Si certaines estiment que ce délai est inutile, plusieurs femmes, qui n’ont pas pu en bénéficier expriment leurs regrets :
« J'ai eu un rendez-vous pour une ordonnance de prise de sang pour le groupe sanguin et le lendemain, on m'a donné le traitement. Je regrette énormément. J'aurais aimé avoir du temps car c’est très dur. J'aurais pu réfléchir et dire non à ceux qui m'y ont amenée ».
« Avec le recul, je pense que si j’avais eu le délai légal, je ne l’aurais pas fait ».
La plupart des femmes qui ont répondu au questionnaire disent qu’elles ont avorté. Une décision souvent contrainte : si 12 femmes considèrent que l’avortement était « une évidence, cette grossesse n’était ni prévue, ni désirée », et pour 5 autres, juste « une alternative possible », 33 d’entre elles expliquent que l’avortement a été « une réponse douloureuse à une situation sans issue ». Et elles sont 19 à exprimer que cette solution n’était pas la leur, mais « la réponse qui m’était imposée ».
Elles racontent :
- « Sous pression j'ai avorté ».
- « C’est ma mère qui a décidé l’avortement »,
- « j'ai décidé, à bout de lutte contre le père de l’embryon et ma mère, d'accepter l'Ivg médicamenteuse ».
- « J'ai été contrainte de subir une IVG médicamenteuse.
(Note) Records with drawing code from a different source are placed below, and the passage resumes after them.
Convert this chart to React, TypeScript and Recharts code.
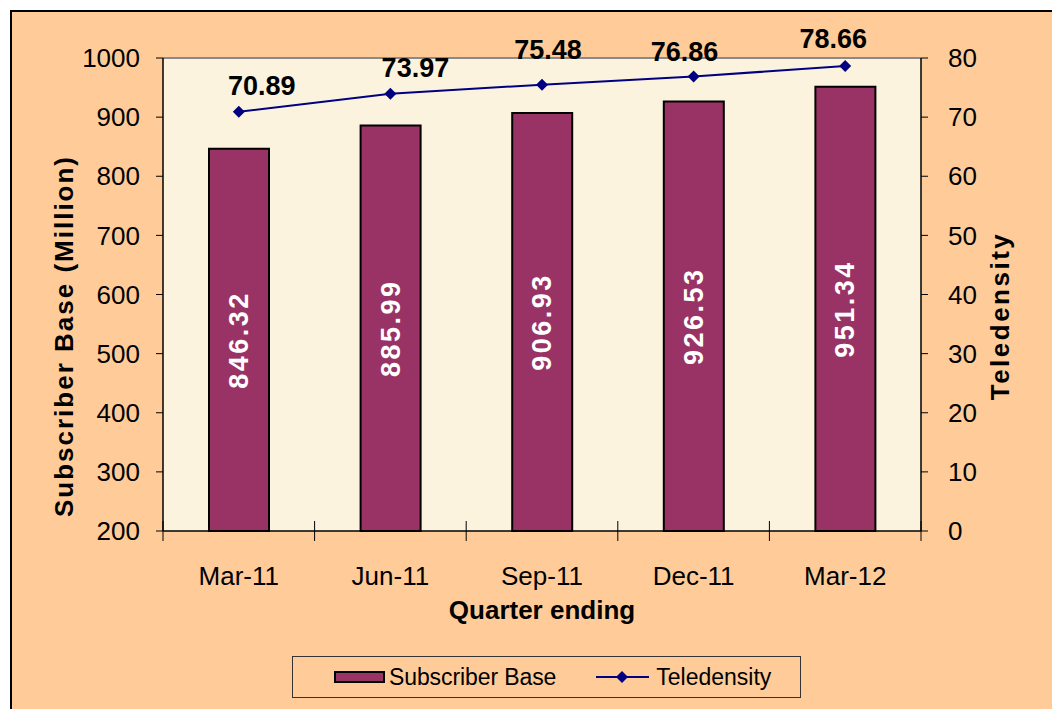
import {
  ComposedChart,
  Bar,
  Line,
  XAxis,
  YAxis,
  CartesianGrid,
  LabelList,
  ReferenceLine,
} from "recharts";

const quarters = ["Mar-11", "Jun-11", "Sep-11", "Dec-11", "Mar-12"];
const subscriberBase = [846.32, 885.99, 906.93, 926.53, 951.34];
const teledensity = [70.89, 73.97, 75.48, 76.86, 78.66];
const leftTicks = [200, 300, 400, 500, 600, 700, 800, 900, 1000];
const rightTicks = [0, 10, 20, 30, 40, 50, 60, 70, 80];

const data = quarters.map((q, i) => ({
  quarter: q,
  subscribers: subscriberBase[i],
  teledensity: teledensity[i],
}));

// hand-placed data labels in the original (nudges from the default spot)
const lineLabelDx = [23, 25, 6, -9, -12];
const lineLabelDy = [-26, -26, -35, -25, -27];

const FONT = "'Liberation Sans', Arial, sans-serif";
const BAR = "#993366";
const NAVY = "#000080";
const X_TICK_MARGIN = 36;

const Diamond = (props: any) => {
  const { cx, cy } = props;
  if (cx == null || cy == null) return null;
  const s = 6;
  return (
    <polygon
      points={`${cx},${cy - s} ${cx + s},${cy} ${cx},${cy + s} ${cx - s},${cy}`}
      fill={NAVY}
    />
  );
};

const BarValue = (props: any) => {
  const { x, y, width, height, value } = props;
  const cx = x + width / 2;
  const cy = y + height / 2;
  return (
    <text
      x={cx}
      y={cy}
      transform={`rotate(-90 ${cx} ${cy})`}
      textAnchor="middle"
      dominantBaseline="central"
      fill="#fff"
      fontWeight="bold"
      fontSize={27}
      letterSpacing={2.5}
      fontFamily={FONT}
    >
      {Number(value).toFixed(2)}
    </text>
  );
};

const LineValue = (props: any) => {
  const { x, y, value, index } = props;
  return (
    <text
      x={x + lineLabelDx[index]}
      y={y + lineLabelDy[index]}
      textAnchor="middle"
      dominantBaseline="central"
      fill="#000"
      fontWeight="bold"
      fontSize={27}
      fontFamily={FONT}
    >
      {Number(value).toFixed(2)}
    </text>
  );
};

const XTick = (props: any) => {
  const { x, y, payload, index, visibleTicksCount, width } = props;
  const half = width / (2 * visibleTicksCount);
  const axisY = y - X_TICK_MARGIN;
  return (
    <g>
      <line x1={x - half} x2={x - half} y1={axisY - 10} y2={axisY + 10} stroke="#000" />
      {index === visibleTicksCount - 1 && (
        <line x1={x + half} x2={x + half} y1={axisY - 10} y2={axisY + 10} stroke="#000" />
      )}
      <text
        x={x}
        y={y}
        dy="0.71em"
        textAnchor="middle"
        fill="#000"
        fontSize={26}
        fontFamily={FONT}
      >
        {payload.value}
      </text>
    </g>
  );
};

const LeftTitle = () => (
  <text
    x={53}
    y={325}
    transform="rotate(-90 53 325)"
    textAnchor="middle"
    dominantBaseline="central"
    fontWeight="bold"
    fontSize={26}
    letterSpacing={2}
    fontFamily={FONT}
    fill="#000"
  >
    Subscriber Base (Million)
  </text>
);

const RightTitle = () => (
  <text
    x={989}
    y={305}
    transform="rotate(-90 989 305)"
    textAnchor="middle"
    dominantBaseline="central"
    fontWeight="bold"
    fontSize={26}
    letterSpacing={2.5}
    fontFamily={FONT}
    fill="#000"
  >
    Teledensity
  </text>
);

const BottomTitle = (props: any) => {
  const vb = props.viewBox || {};
  return (
    <text
      x={vb.x + vb.width / 2}
      y={599}
      textAnchor="middle"
      dominantBaseline="central"
      fontWeight="bold"
      fontSize={26}
      fontFamily={FONT}
      fill="#000"
    >
      Quarter ending
    </text>
  );
};

export default function App() {
  return (
    <div
      style={{
        position: "absolute",
        left: 0,
        top: 0,
        width: 1052,
        height: 709,
        background: "#fff",
        overflow: "hidden",
        fontFamily: FONT,
      }}
    >
      <div
        style={{
          position: "absolute",
          left: 10,
          top: 10,
          width: 1042,
          height: 699,
          background: "#FFCC99",
          borderTop: "2px solid #000",
          borderLeft: "2px solid #000",
          boxSizing: "border-box",
        }}
      >
        <div style={{ position: "absolute", left: -1, top: -1 }}>
          <ComposedChart
            width={1042}
            height={699}
            data={data}
            margin={{ top: 47, right: 0, bottom: 89, left: 0 }}
          >
            <CartesianGrid
              yAxisId="left"
              horizontal={false}
              vertical={false}
              fill="#FCF3DE"
              fillOpacity={1}
            />
            <XAxis
              dataKey="quarter"
              height={90}
              interval={0}
              axisLine={{ stroke: "#000", strokeWidth: 1.5 }}
              tickLine={false}
              tickSize={0}
              tickMargin={X_TICK_MARGIN}
              tick={<XTick />}
              label={{ content: BottomTitle }}
            />
            <YAxis
              yAxisId="left"
              width={152}
              domain={[200, 1000]}
              ticks={leftTicks}
              interval={0}
              axisLine={{ stroke: "#000", strokeWidth: 1.5 }}
              tickLine={{ stroke: "#000" }}
              tickSize={7}
              tickMargin={16}
              tick={{ fill: "#000", fontSize: 26, fontFamily: FONT }}
              label={{ content: LeftTitle }}
            />
            <YAxis
              yAxisId="right"
              orientation="right"
              width={132}
              domain={[0, 80]}
              ticks={rightTicks}
              interval={0}
              axisLine={{ stroke: "#000", strokeWidth: 1.5 }}
              tickLine={{ stroke: "#000" }}
              tickSize={7}
              tickMargin={20}
              tick={{ fill: "#000", fontSize: 26, fontFamily: FONT }}
              label={{ content: RightTitle }}
            />
            <ReferenceLine yAxisId="left" y={1000} stroke="#8a8a8a" strokeWidth={2} />
            <Bar
              yAxisId="left"
              dataKey="subscribers"
              barSize={60}
              fill={BAR}
              stroke="#000"
              strokeWidth={2}
              isAnimationActive={false}
            >
              <LabelList dataKey="subscribers" content={BarValue} />
            </Bar>
            <Line
              yAxisId="right"
              dataKey="teledensity"
              stroke={NAVY}
              strokeWidth={2}
              dot={<Diamond />}
              activeDot={false}
              isAnimationActive={false}
            >
              <LabelList dataKey="teledensity" content={LineValue} />
            </Line>
          </ComposedChart>
        </div>
        <div
          style={{
            position: "absolute",
            left: 280,
            top: 644,
            width: 509,
            height: 42,
            border: "1px solid #333",
            boxSizing: "border-box",
            display: "flex",
            alignItems: "center",
            fontSize: 23,
            color: "#000",
          }}
        >
          <div
            style={{
              marginLeft: 41,
              width: 51,
              height: 12,
              background: BAR,
              border: "2px solid #000",
              boxSizing: "border-box",
            }}
          />
          <span style={{ marginLeft: 4, letterSpacing: -0.1 }}>Subscriber Base</span>
          <svg width={53} height={16} style={{ marginLeft: 40 }}>
            <line x1={0} y1={8} x2={53} y2={8} stroke={NAVY} strokeWidth={2} />
            <polygon points="26,2 32,8 26,14 20,8" fill={NAVY} />
          </svg>
          <span style={{ marginLeft: 7 }}>Teledensity</span>
        </div>
      </div>
    </div>
  );
}
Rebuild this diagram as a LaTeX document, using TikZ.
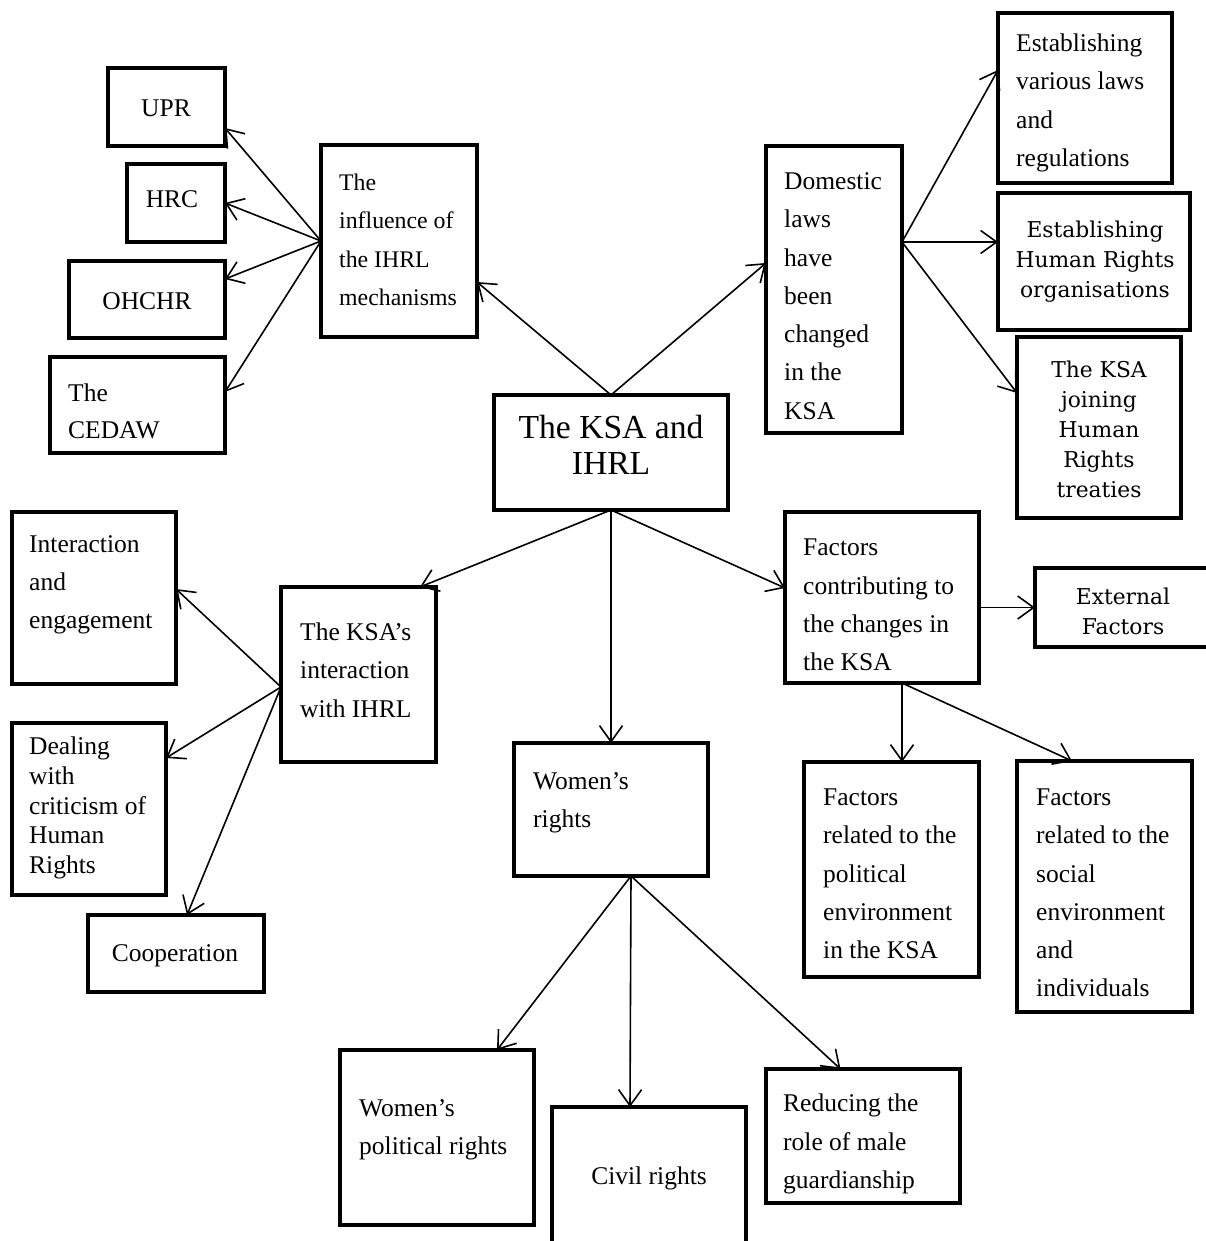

On m’a imposé de ne pas le garder ».
- « J'ai décidé d'avorter à cause de mes proches car ils me rabaissaient tous en me disant : ‘T’as que 14 ans, tu vas niquer ta vie, t'es encore a l'école et tout’. Mais pour moi dans ma tête, je m'en foutais, j'étais prête à le garder et à assumer ».
Au terme de cette enquête, il apparaît que les femmes sont loin de demander prioritairement des facilités d’accès à l’avortement, en supprimant par exemple le délai de réflexion entre les deux rendez-vous. Bon nombre d’entre elles regrettent d’avoir été au bout de la démarche, elles regrettent d’avoir avorté. Elles reposent la seule vraie question qui soit quand une grossesse non désirée s’annonce : comment aider, accompagner ces femmes pour qu’elles puissent accueillir l’enfant qu’elles portent ? 40 ans après le vote de la loi Veil, cette question essentielle, qui était et qui demeure une obligation légale introduite dans la loi, est restée lettre morte et n’a fait l’objet d’aucune proposition politique.